◆ What is being asked
Leave the pictures out. Retype exactly the lines below from the one containing "Reproduce this chart with Bokeh." through the one containing "return ColumnDataSource(seg)", and no others.

[Source code of charts]
----------

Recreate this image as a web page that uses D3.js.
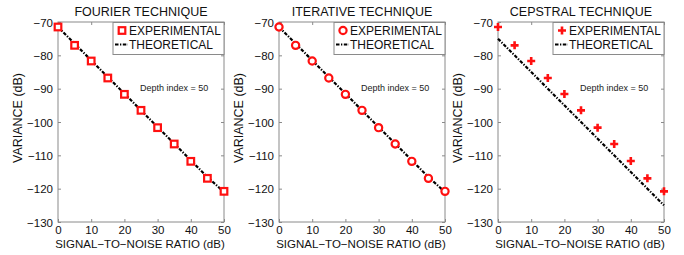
<!DOCTYPE html>
<html><head><meta charset="utf-8">
<script src="https://cdn.jsdelivr.net/npm/d3@7"></script>
<style>body{margin:0;background:#fff}svg{display:block}text{font-family:"Liberation Sans",Arial,Helvetica,sans-serif}</style>
</head><body><svg id="c" width="684" height="255"></svg>
<script>
const snr = [0,5,10,15,20,25,30,35,40,45,50];
const titles = ["FOURIER TECHNIQUE","ITERATIVE TECHNIQUE","CEPSTRAL TECHNIQUE"];
const markerTypes = ["square","circle","plus"];
const expFourier   = [-71.5,-77,-81.7,-86.8,-91.7,-96.5,-101.7,-106.6,-111.8,-116.9,-120.8];
const expIterative = [-71.5,-77,-81.7,-86.8,-91.7,-96.5,-101.7,-106.6,-111.8,-116.9,-120.8];
const expCepstral  = [-71.5,-77,-81.7,-86.8,-91.6,-96.5,-101.7,-106.6,-111.7,-116.9,-120.8];
const theoFourier   = [-71.5,-76.5,-81.5,-86.5,-91.5,-96.5,-101.5,-106.5,-111.5,-116.5,-121];
const theoIterative = [-71.5,-76.5,-81.5,-86.5,-91.5,-96.5,-101.5,-106.5,-111.5,-116.5,-121];
const theoCepstral  = [-75,-80,-85,-90,-95,-100,-105,-110,-115,-120,-125];
const xTicks = [0,10,20,30,40,50];
const yTicks = [-70,-80,-90,-100,-110,-120,-130];
const legendLabels = ["EXPERIMENTAL","THEORETICAL"];
const annotation = "Depth index = 50";
const xLabel = "SIGNAL\u2212TO\u2212NOISE RATIO (dB)";
const yLabel = "VARIANCE (dB)";

const exps = [expFourier, expIterative, expCepstral];
const theos = [theoFourier, theoIterative, theoCepstral];
const lefts = [58, 279, 498];
const W = 166, plotTop = 22, plotBottom = 222;
const svg = d3.select("#c");
const axisCol = "#8a8a8a";
const red = "#ff1010";

function marker(g, type, x, y) {
  if (type === "square") {
    g.append("rect").attr("x", x-3.3).attr("y", y-3.3).attr("width", 6.6).attr("height", 6.6)
      .attr("fill", "#fff").attr("stroke", red).attr("stroke-width", 2.2);
  } else if (type === "circle") {
    g.append("circle").attr("cx", x).attr("cy", y).attr("r", 3.6)
      .attr("fill", "#fff").attr("stroke", red).attr("stroke-width", 2.2);
  } else {
    g.append("path").attr("d", `M${x-4},${y}H${x+4}M${x},${y-4}V${y+4}`)
      .attr("stroke", red).attr("stroke-width", 2.6).attr("fill", "none");
  }
}

for (let p = 0; p < 3; p++) {
  const L = lefts[p];
  const x = d3.scaleLinear().domain([0,50]).range([L, L+W]);
  const y = d3.scaleLinear().domain([-130,-70]).range([plotBottom, plotTop]);
  const g = svg.append("g");

  g.append("rect").attr("x", L).attr("y", plotTop).attr("width", W).attr("height", plotBottom-plotTop)
    .attr("fill", "none").attr("stroke", axisCol).attr("stroke-width", 1);

  const ax = g.append("g").attr("transform", `translate(0,${plotBottom})`)
    .call(d3.axisBottom(x).tickValues(xTicks).tickSizeInner(-3).tickSizeOuter(0).tickPadding(4));
  const axT = g.append("g").attr("transform", `translate(0,${plotTop})`)
    .call(d3.axisTop(x).tickValues(xTicks).tickSizeInner(-3).tickSizeOuter(0).tickFormat(""));
  const ay = g.append("g").attr("transform", `translate(${L},0)`)
    .call(d3.axisLeft(y).tickValues(yTicks).tickSizeInner(-3).tickSizeOuter(0).tickPadding(5)
      .tickFormat(d => d < 0 ? "\u2212" + Math.abs(d) : d));
  const ayR = g.append("g").attr("transform", `translate(${L+W},0)`)
    .call(d3.axisRight(y).tickValues(yTicks).tickSizeInner(-3).tickSizeOuter(0).tickFormat(""));
  [ax, axT, ay, ayR].forEach(a => {
    a.select(".domain").remove();
    a.selectAll("line").attr("stroke", axisCol);
    a.selectAll("text").attr("fill", "#111").style("font-size", "11.5px");
  });
  ay.selectAll("text").attr("dy", "0.35em");

  const line = d3.line().x((d,i) => x(snr[i])).y(d => y(d));
  g.append("path").datum(theos[p]).attr("d", line).attr("fill", "none")
    .attr("stroke", "#000").attr("stroke-width", 2.2).attr("stroke-dasharray", "3.5,1.5,1.3,1.5");

  exps[p].forEach((v,i) => marker(g, markerTypes[p], x(snr[i]), y(v)));

  g.append("text").attr("x", L + W/2).attr("y", 16).attr("text-anchor", "middle")
    .style("font-size", "12.5px").attr("fill", "#111").text(titles[p]);

  g.append("text").attr("x", L + W/2 - 1).attr("y", 248).attr("text-anchor", "middle")
    .style("font-size", "11.5px").attr("fill", "#111").text(xLabel);
  g.append("text").attr("transform", `translate(${L-36},${(plotTop+plotBottom)/2 - 4}) rotate(-90)`)
    .attr("text-anchor", "middle").style("font-size", "12.5px").attr("fill", "#111").text(yLabel);

  g.append("text").attr("x", L + 82).attr("y", 91).style("font-size", "9px").attr("fill", "#222").text(annotation);

  const lx = L + 55, ly = plotTop + 0.5, lw = W - 55, lh = 32;
  g.append("rect").attr("x", lx).attr("y", ly).attr("width", lw).attr("height", lh)
    .attr("fill", "#fff").attr("stroke", axisCol).attr("stroke-width", 1);
  marker(g, markerTypes[p], lx + 9, ly + 8);
  g.append("text").attr("x", lx + 16).attr("y", ly + 12.5).style("font-size", "12px").attr("fill", "#111").text(legendLabels[0]);
  g.append("path").attr("d", `M${lx+2},${ly+22}H${lx+15}`).attr("stroke", "#000").attr("stroke-width", 2.2)
    .attr("stroke-dasharray", "3.5,1.5,1.3,1.5");
  g.append("text").attr("x", lx + 16).attr("y", ly + 26.5).style("font-size", "12px").attr("fill", "#111").text(legendLabels[1]);
}
</script></body></html>
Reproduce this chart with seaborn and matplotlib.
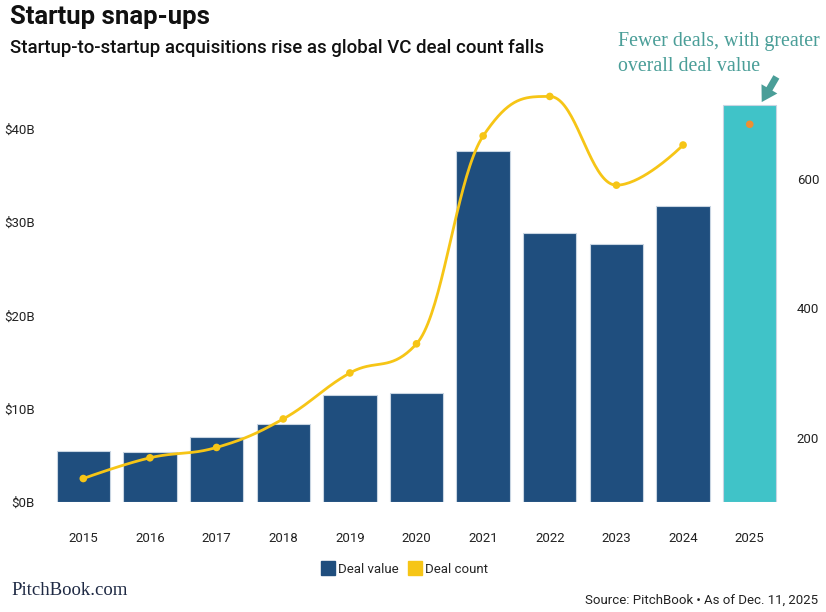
import numpy as np
import pandas as pd
import matplotlib.pyplot as plt
import seaborn as sns
from matplotlib.lines import Line2D

# chart values
years = ['2015', '2016', '2017', '2018', '2019', '2020', '2021', '2022', '2023', '2024', '2025']
deal_value = [5.5, 5.3, 7.0, 8.4, 11.5, 11.7, 37.7, 28.8, 27.7, 31.8, 42.6]
deal_count = [137, 169, 185, 229, 300, 345, 666, 727, 590, 652]
deal_count_2025 = 684

navy = '#1F4E7E'
teal = '#40C3C8'
yellow = '#F6C516'
orange = '#EE8F33'
note_color = '#4A9E98'

sns.set_theme(style='white')
plt.rcParams['font.family'] = ['Roboto', 'DejaVu Sans']
narrow = ['Liberation Sans Narrow', 'Roboto', 'DejaVu Sans']


def spline_path(xv, yv, smoothing=1.5, n=40):
    # highcharts-style spline: control points clamped so no overshoot
    m = len(xv)
    lc = [(xv[i], yv[i]) for i in range(m)]
    rc = [(xv[i], yv[i]) for i in range(m)]
    d = smoothing + 1
    for i in range(1, m - 1):
        lx = (smoothing * xv[i] + xv[i - 1]) / d
        ly = (smoothing * yv[i] + yv[i - 1]) / d
        rx = (smoothing * xv[i] + xv[i + 1]) / d
        ry = (smoothing * yv[i] + yv[i + 1]) / d
        corr = (ry - ly) * (rx - xv[i]) / (rx - lx) + yv[i] - ry
        ly += corr
        ry += corr
        if ly > yv[i - 1] and ly > yv[i]:
            ly = max(yv[i - 1], yv[i])
            ry = 2 * yv[i] - ly
        elif ly < yv[i - 1] and ly < yv[i]:
            ly = min(yv[i - 1], yv[i])
            ry = 2 * yv[i] - ly
        if ry > yv[i + 1] and ry > yv[i]:
            ry = max(yv[i + 1], yv[i])
            ly = 2 * yv[i] - ry
        elif ry < yv[i + 1] and ry < yv[i]:
            ry = min(yv[i + 1], yv[i])
            ly = 2 * yv[i] - ry
        lc[i] = (lx, ly)
        rc[i] = (rx, ry)
    t = np.linspace(0, 1, n)[:, None]
    pts = []
    for i in range(m - 1):
        p0 = np.array([xv[i], yv[i]])
        p1 = np.array(rc[i])
        p2 = np.array(lc[i + 1])
        p3 = np.array([xv[i + 1], yv[i + 1]])
        seg = ((1 - t) ** 3) * p0 + 3 * ((1 - t) ** 2) * t * p1 + 3 * (1 - t) * t ** 2 * p2 + t ** 3 * p3
        pts.append(seg)
    pts = np.vstack(pts)
    return pts[:, 0], pts[:, 1]


fig = plt.figure(figsize=(8.26, 6.12), dpi=100)
ax = fig.add_axes([0.0605, 0.18, 0.8875, 0.673])

df = pd.DataFrame({'Year': years, 'Value': deal_value})
colors = [navy] * 10 + [teal]
sns.barplot(data=df, x='Year', y='Value', hue='Year', palette=colors, order=years,
            legend=False, width=0.8, saturation=1, edgecolor='#C8D5E2', linewidth=0.8, ax=ax)

ax.set_xlim(-0.5, 10.5)
ax.set_ylim(0, 44.2)
ax.set_yticks([0, 10, 20, 30, 40])
ax.set_yticklabels(['$0B', '$10B', '$20B', '$30B', '$40B'], family=narrow, fontsize=9.5, color='#222222')
ax.set_xticks(range(len(years)))
ax.set_xticklabels(years, family=narrow, fontsize=9.5, color='#222222')
ax.tick_params(axis='x', length=0, pad=22)
ax.tick_params(axis='y', length=0, pad=11)
ax.set_xlabel('')
ax.set_ylabel('')
for s in ax.spines.values():
    s.set_visible(False)

# deal count on the right axis
ax2 = ax.twinx()
x = np.arange(len(deal_count), dtype=float)
y = np.array(deal_count, dtype=float)
sx, sy = spline_path(x, y)
ax2.plot(sx, sy, color=yellow, lw=2.0, zorder=3)
sns.scatterplot(x=x, y=y, color=yellow, s=30, edgecolor='none', ax=ax2, zorder=4)
ax2.scatter([10], [deal_count_2025], color=orange, s=30, edgecolor='none', zorder=4)

ax2.set_ylim(101, 737)
ax2.set_yticks([200, 400, 600])
ax2.set_yticklabels(['200', '400', '600'], family=narrow, fontsize=9.5, color='#222222')
ax2.tick_params(axis='y', length=0, pad=10)
ax2.grid(False)
for s in ax2.spines.values():
    s.set_visible(False)

# titles
fig.text(0.012, 0.972, 'Startup snap-ups', fontsize=18.5, fontweight='bold', va='center', color='#111111')
fig.text(0.012, 0.921, 'Startup-to-startup acquisitions rise as global VC deal count falls',
         fontsize=13.4, fontweight='medium', va='center', color='#111111')

# annotation
fig.text(0.748, 0.912, 'Fewer deals, with greater\noverall deal value', family=['Liberation Serif', 'DejaVu Serif'],
         fontsize=14.3, color=note_color, va='center', ha='left', linespacing=1.45)
ax.annotate('', xy=(10.18, 42.9), xycoords='data', xytext=(10.4, 45.6), textcoords='data',
            arrowprops=dict(arrowstyle='simple,head_width=1.2,head_length=1.0,tail_width=0.45',
                            color=note_color, lw=0, mutation_scale=11, shrinkA=0, shrinkB=0),
            annotation_clip=False)

# legend
handles = [Line2D([], [], marker='s', ls='', color=navy, markersize=10, label='Deal value'),
           Line2D([], [], marker='s', ls='', color=yellow, markersize=10, label='Deal count')]
fig.legend(handles=handles, loc='center', bbox_to_anchor=(0.49, 0.07), ncol=2, frameon=False,
           prop={'family': narrow, 'size': 9.5}, handletextpad=0.3, columnspacing=0.7, handlelength=1.0)

# footer
fig.text(0.014, 0.035, 'PitchBook.com', family=['Liberation Serif', 'DejaVu Serif'], fontsize=13.5,
         color='#1F2A44', va='center')
fig.text(0.99, 0.019, 'Source: PitchBook \u2022 As of Dec. 11, 2025', family=narrow, fontsize=9.5,
         color='#222222', ha='right', va='center')

fig.savefig('out.png', dpi=100)
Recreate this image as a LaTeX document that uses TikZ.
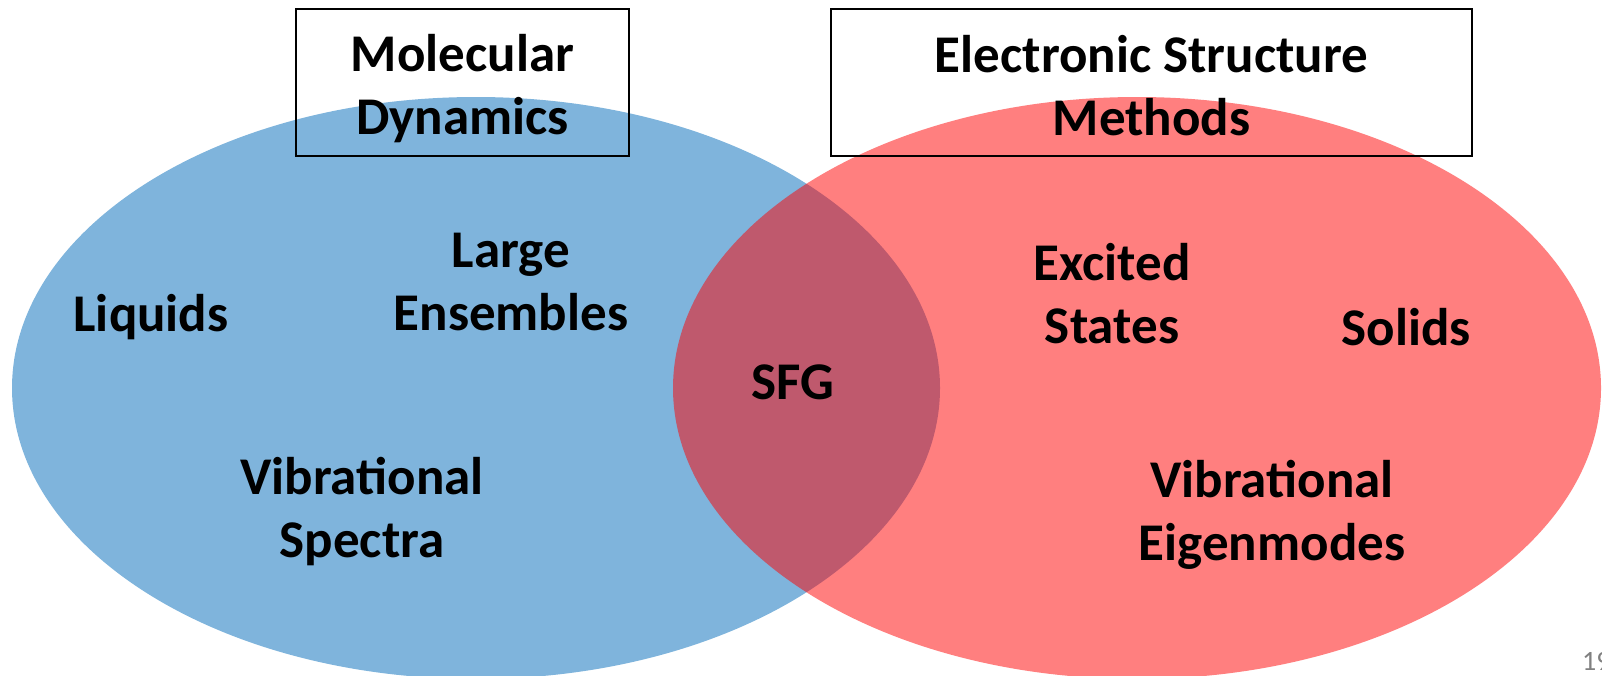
\documentclass[tikz,border=0pt]{standalone}
\usepackage{fontspec}
\setmainfont{Carlito}
\definecolor{mdblue}{RGB}{127,180,220}
\definecolor{esred}{RGB}{255,0,0}
\definecolor{pagegray}{RGB}{128,128,128}
\begin{document}
\begin{tikzpicture}[x=1pt,y=-1pt,
  lbl/.style={align=center,font=\bfseries\fontsize{53}{63}\selectfont,inner sep=0pt},
  titlebox/.style={draw=black,line width=1.2pt,minimum height=147pt,inner sep=0pt}]
\useasboundingbox (0,0) rectangle (1602,675);
\fill[mdblue] (476,388) ellipse [x radius=464pt, y radius=291pt];
\fill[esred,fill opacity=0.5] (1137,388) ellipse [x radius=464pt, y radius=291pt];
\node[titlebox,minimum width=333pt] (mdbox) at (462.5,82.5) {};
\node[titlebox,minimum width=641pt] (esbox) at (1151.5,82.5) {};
\node[lbl] (md) at (mdbox.center) [yshift=-6pt] {Molecular\\Dynamics};
\node[lbl] (es) at (esbox.center) [yshift=-3pt] {Electronic Structure\\Methods};
\node[lbl] (liq) at (151,317) {Liquids};
\node[lbl] (ens) at (511,282) {Large\\Ensembles};
\node[lbl] (vs) at (362,512) {Vibrational\\Spectra};
\node[lbl] (sfg) at (793,382) {SFG};
\node[lbl] (exc) at (1112,294) {Excited\\States};
\node[lbl] (sol) at (1406,327) {Solids};
\node[lbl] (ve) at (1272,515) {Vibrational\\Eigenmodes};
\node[anchor=base west,inner sep=0pt,text=pagegray,font=\fontsize{28}{32}\selectfont] (pg) at (1582,670) {19};
\end{tikzpicture}
\end{document}
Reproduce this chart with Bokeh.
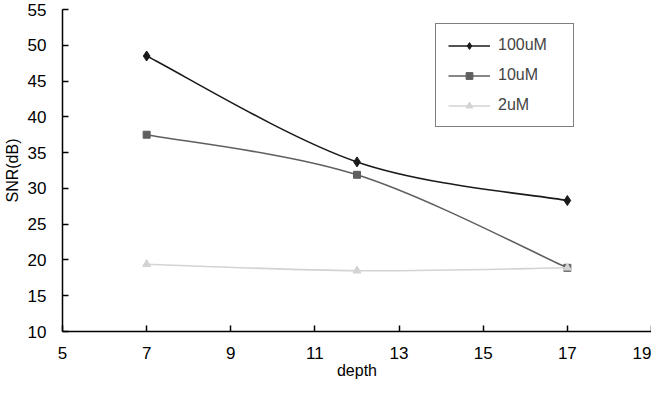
from bokeh.plotting import figure
from bokeh.models import Range1d, FixedTicker, Legend, LegendItem, ColumnDataSource
from bokeh.embed import file_html
from bokeh.resources import INLINE

depth = [7, 12, 17]
snr_100uM = [48.5, 33.7, 28.3]
snr_10uM = [37.5, 31.9, 18.9]
snr_2uM = [19.4, 18.5, 18.9]
series_labels = ["100uM", "10uM", "2uM"]
x_ticks = [5, 7, 9, 11, 13, 15, 17, 19]
y_ticks = [10, 15, 20, 25, 30, 35, 40, 45, 50, 55]

FONT = "Liberation Sans"

p = figure(width=651, height=386, output_backend="svg", toolbar_location=None,
           x_range=Range1d(5, 19), y_range=Range1d(10, 55),
           min_border_left=57, min_border_right=0, min_border_top=9, min_border_bottom=55)
p.outline_line_color = None
p.xgrid.visible = False
p.ygrid.visible = False
p.background_fill_color = "white"
p.border_fill_color = "white"


def smooth_segments(xs, ys):
    n = len(xs)
    seg = dict(x0=[], y0=[], x1=[], y1=[], cx0=[], cy0=[], cx1=[], cy1=[])
    for i in range(n - 1):
        xm, ym = xs[max(i - 1, 0)], ys[max(i - 1, 0)]
        xa, ya = xs[i], ys[i]
        xb, yb = xs[i + 1], ys[i + 1]
        xp, yp = xs[min(i + 2, n - 1)], ys[min(i + 2, n - 1)]
        seg["x0"].append(xa); seg["y0"].append(ya)
        seg["x1"].append(xb); seg["y1"].append(yb)
        seg["cx0"].append(xa + (xb - xm) / 6); seg["cy0"].append(ya + (yb - ym) / 6)
        seg["cx1"].append(xb - (xp - xa) / 6); seg["cy1"].append(yb - (yp - ya) / 6)
    return ColumnDataSource(seg)


styles = [
    (snr_100uM, "#1a1a1a", "diamond", 10),
    (snr_10uM, "#5f5f5f", "square", 7),
    (snr_2uM, "#d3d3d3", "triangle", 8),
]
items = []
for (vals, color, marker, size), label in zip(styles, series_labels):
    src = smooth_segments(depth, vals)
    r1 = p.bezier(x0="x0", y0="y0", x1="x1", y1="y1", cx0="cx0", cy0="cy0",
                  cx1="cx1", cy1="cy1", source=src, line_color=color, line_width=1.6)
    r2 = p.scatter(depth, vals, marker=marker, size=size, fill_color=color,
                   line_color=color)
    items.append(LegendItem(label=label, renderers=[r1, r2]))

legend = Legend(items=items, location=(373, 204), padding=12, spacing=12,
                label_height=17, glyph_height=17, glyph_width=42, label_standoff=8,
                label_width=63,
                border_line_color="black", border_line_width=1.5,
                label_text_font=FONT, label_text_font_size="16px", margin=0,
                background_fill_alpha=1)
p.add_layout(legend, "center")

for ax in (p.xaxis[0], p.yaxis[0]):
    ax.axis_line_color = "black"
    ax.axis_line_width = 1.5
    ax.major_tick_line_color = "black"
    ax.major_tick_line_width = 1.5
    ax.major_tick_in = 6
    ax.major_tick_out = 0
    ax.minor_tick_line_color = None
    ax.major_label_text_font = FONT
    ax.major_label_text_font_size = "17px"
    ax.major_label_text_color = "black"
    ax.axis_label_text_font = FONT
    ax.axis_label_text_font_size = "16px"
    ax.axis_label_text_font_style = "normal"
    ax.axis_label_text_color = "black"

p.xaxis.ticker = FixedTicker(ticks=x_ticks)
p.yaxis.ticker = FixedTicker(ticks=y_ticks)
p.xaxis.axis_label = "depth"
p.yaxis.axis_label = "SNR(dB)"
p.xaxis.major_label_standoff = 15
p.yaxis.major_label_standoff = 16
p.xaxis.axis_label_standoff = 0
p.yaxis.axis_label_standoff = 4

open("out.html", "w").write(file_html(p, INLINE))
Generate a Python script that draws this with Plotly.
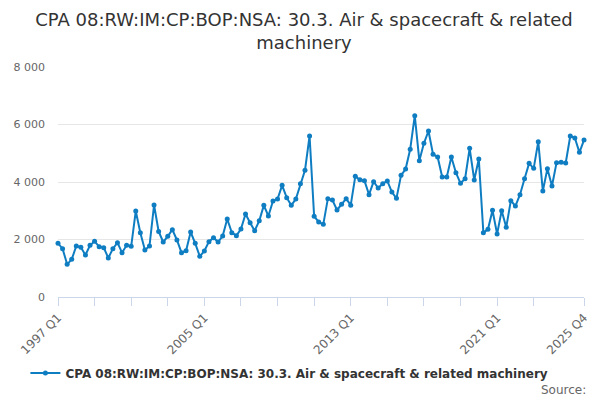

----------

◆ Response below
Reproduce this chart with Bokeh.
from bokeh.plotting import figure
from bokeh.models import Range1d, FixedTicker, Legend, LegendItem, ColumnDataSource
from bokeh.embed import file_html
from bokeh.resources import INLINE

depth = [7, 12, 17]
snr_100uM = [48.5, 33.7, 28.3]
snr_10uM = [37.5, 31.9, 18.9]
snr_2uM = [19.4, 18.5, 18.9]
series_labels = ["100uM", "10uM", "2uM"]
x_ticks = [5, 7, 9, 11, 13, 15, 17, 19]
y_ticks = [10, 15, 20, 25, 30, 35, 40, 45, 50, 55]

FONT = "Liberation Sans"

p = figure(width=651, height=386, output_backend="svg", toolbar_location=None,
           x_range=Range1d(5, 19), y_range=Range1d(10, 55),
           min_border_left=57, min_border_right=0, min_border_top=9, min_border_bottom=55)
p.outline_line_color = None
p.xgrid.visible = False
p.ygrid.visible = False
p.background_fill_color = "white"
p.border_fill_color = "white"


def smooth_segments(xs, ys):
    n = len(xs)
    seg = dict(x0=[], y0=[], x1=[], y1=[], cx0=[], cy0=[], cx1=[], cy1=[])
    for i in range(n - 1):
        xm, ym = xs[max(i - 1, 0)], ys[max(i - 1, 0)]
        xa, ya = xs[i], ys[i]
        xb, yb = xs[i + 1], ys[i + 1]
        xp, yp = xs[min(i + 2, n - 1)], ys[min(i + 2, n - 1)]
        seg["x0"].append(xa); seg["y0"].append(ya)
        seg["x1"].append(xb); seg["y1"].append(yb)
        seg["cx0"].append(xa + (xb - xm) / 6); seg["cy0"].append(ya + (yb - ym) / 6)
        seg["cx1"].append(xb - (xp - xa) / 6); seg["cy1"].append(yb - (yp - ya) / 6)
    return ColumnDataSource(seg)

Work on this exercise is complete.